We are beginning to see increased adoption in Broadband WiFi or Cellular Data in the US but the costs are still too high and service is still insufficient. Just ask anyone who has tried to get online at one of the many airports and hotels in the US.

Gartner highlights five key attributes of Cloud Computing.

  1. Uses Internet Technologies
  2. Service Based
  3. Metered by Use
  4. Shared
  5. Scalable and Elastic

Note that I have re-ordered them into what I believe is the order in which cloud adoption will progress. The early adoption will be in applications that “Uses Internet Technologies” and “Service Based” and the last will be “Scalable and Elastic”.

As stated above, the early adopters will deploy applications with a clearly defined and “static” set of deliverables in areas that currently require the user to have network connectivity (i.e. do no worse than current, change the application delivery model from in-house to hosted). In parallel, corporations will begin to deploy private clouds for use within their firewalls.

As high bandwidth connectivity is more easily available adoption will increase, currently I think that is the real limitation.

Data Security will be built along the way, as will best practices on things like Escrow and mechanisms to migrate from one service provider to another.

Two other things that could kick cloud adoption into high gear are

  1. the delivery of a cloud platform from a company like Akamai (why hasn’t this happened yet?)
  2. a mechanism that would allow applications to scale based on load and use the right amount of cloud resource.

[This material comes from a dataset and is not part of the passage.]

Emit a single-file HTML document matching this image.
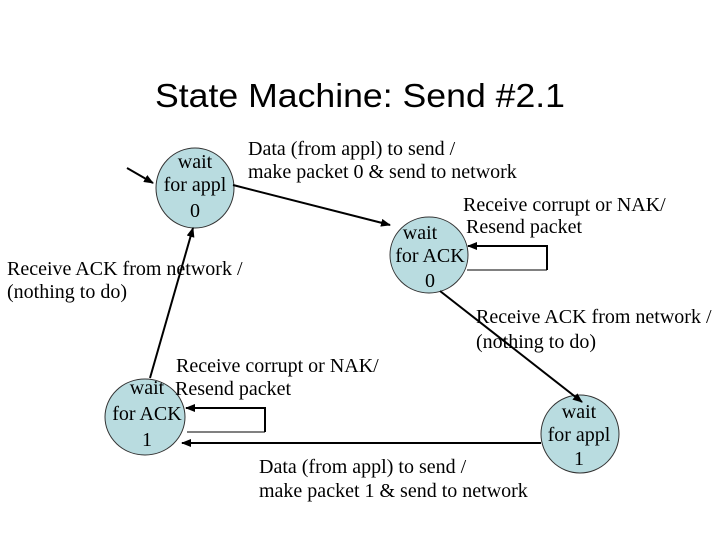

Applications like web servers can scale based on client demand but this isn’t (yet) the case with other downstream services like databases or mail servers.

That’s my point of view, and I’d love to hear yours especially in the area of companies that are addressing the problem of providing a cloud user the ability to migrate from one provider to another, or mechanisms to dynamically scale services like databases and mail servers.